I read the code and give the following conclusion. here -> means function call:
IntxWeightOnlyConfig(version=2) -> _intx_weight_only_transform -> _intx_weight_only_quantize_tensor ->
IntxUnpackedToInt8Tensor.from_hp
IntxWeightOnlyConfig(version=1) -> _intx_weight_only_transform -> _intx_weight_only_quantize_tensor ->
AffineQuantizedTensor.from_hp_to_intx(
...,
mapping_type = MappingType.SYMMETRIC/...,
target_dtype=torch.intX,
quant_min=_DTYPE_TO_QVALUE_BOUNDS[target_dtype][0],
quant_max=_DTYPE_TO_QVALUE_BOUNDS[target_dtype][1],
)
UIntXWeightOnlyConfig(dtype=torch.uintX) -> _uintx_weight_only_transform ->
AffineQuantizedTensor.from_hp_to_intx(
...,
mapping_type = MappingType.ASYMMETRIC,
target_dtype=torch.uintX,
quant_min = None,
quant_max = None,
)
Int8WeightOnlyConfig -> _int8_weight_only_transform -> _int8_weight_only_quantize_tensor ->
AffineQuantizedTensor.from_hp_to_intx(
...,
mapping_type = MappingType.SYMMETRIC,
target_dtype = torch.int8,
quant_min = None,
quant_max = None,
)
Int4WeightOnlyConfig(version=2) -> _int4_weight_only_transform -> _int4_weight_only_quantize_tensor ->
Int4Tensor.from_hp/Int4PlainInt32Tensor.from_hp/...
Int4WeightOnlyConfig(version=1) -> _int4_weight_only_transform -> _int4_weight_only_quantize_tensor ->
AffineQuantizedTensor.from_hp_to_intx(
...,
mapping_type = MappingType.ASYMMETRIC,
target_dtype = torch.int32,
quant_min = 0,
quant_max = 15,
)
When version=1, Int4WeightOnlyConfig/Int8WeightOnlyConfig/UIntXWeightOnlyConfig/IntxWeightOnlyConfig
is similar call of AffineQuantizedTensor.from_hp_to_intx()
NOTE: According to Migrating from AffineQuantizedTensor + Layouts to new structure of tensor subclasses · Issue #2752 · pytorch/ao · GitHub , version=1 will be deprecated.
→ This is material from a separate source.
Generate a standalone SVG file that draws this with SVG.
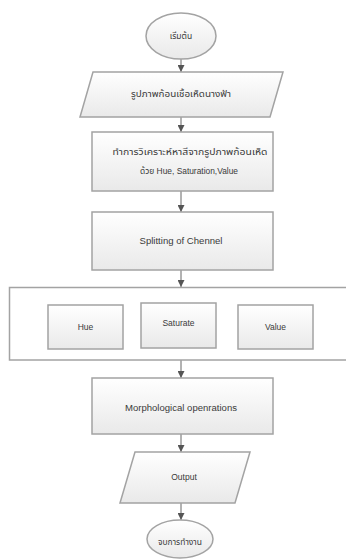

version=2 will remove class Layout, which is a wrapper of preprocess/postprocess/…
i.e., version=1 will use AffineQuantizedTensor.from_hp_to_intx/from_hp_to_floatx/…
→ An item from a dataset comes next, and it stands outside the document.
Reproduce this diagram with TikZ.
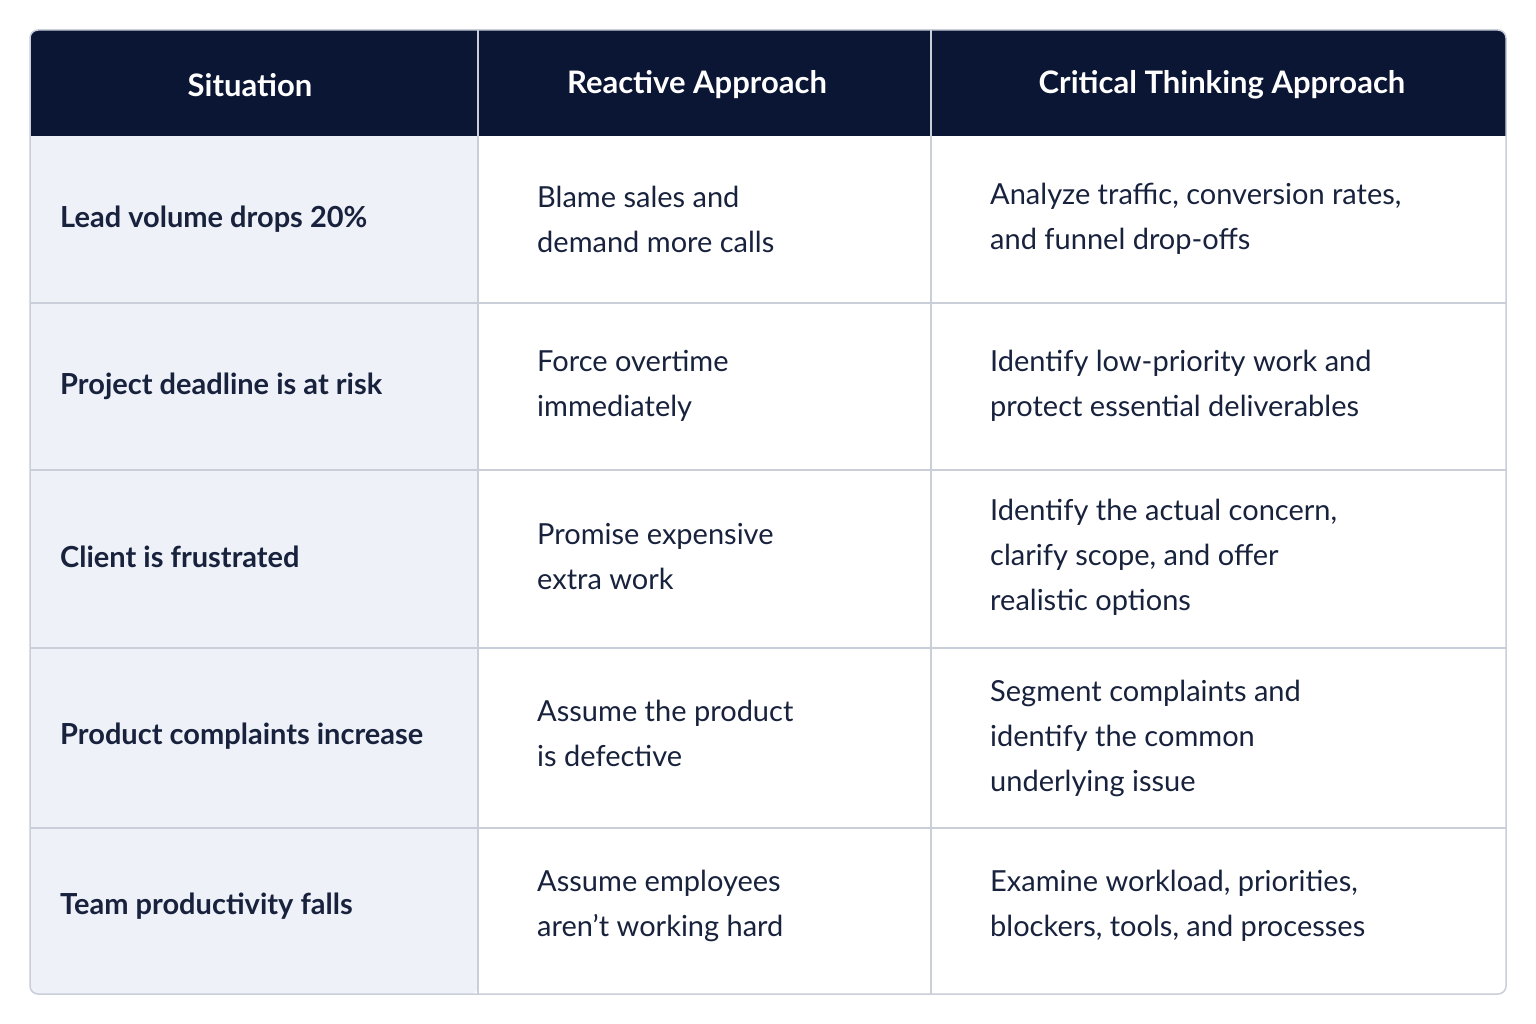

and diffent AffineQuantizedTensor.TensorImpl.layout to preprocess/postprocess Tensor; version=2 will use different Tensor subclasses
IntxUnpackedToInt8Tensor.from_hp/Int4Tensor.from_hp/… without any layout and TensorImpl
the code of version=2 about many Tensor subclasses is in torchao/quantization/quantize_/workflows/{int4,intx,float8}/_tensor.py
the code of version=1 about AffineQuantizedTensor and many layouts is in torchao/dtypes/.py and torchao/dtypes/{uintx,floatx}/layout.py
and will be rewritten to torchao/quantization/quantize/workflows/{uintx,floatx}/_tensor.py
Now for version=2, use IntxWeightOnlyConfig is enough, for x=4, Int4WeightOnlyConfig can give some specific optimization for storage (pack 2 int4 to a int8, or pack 8 int4 to a int32, or …).
Int8WeightOnlyConfig will be rewritten in version=2 and apply similar optimization (pack 4 int8 to a int32 by I guess?)
UIntXWeightOnlyConfig will be moved to prototype, perhaps it mean than it will disappear.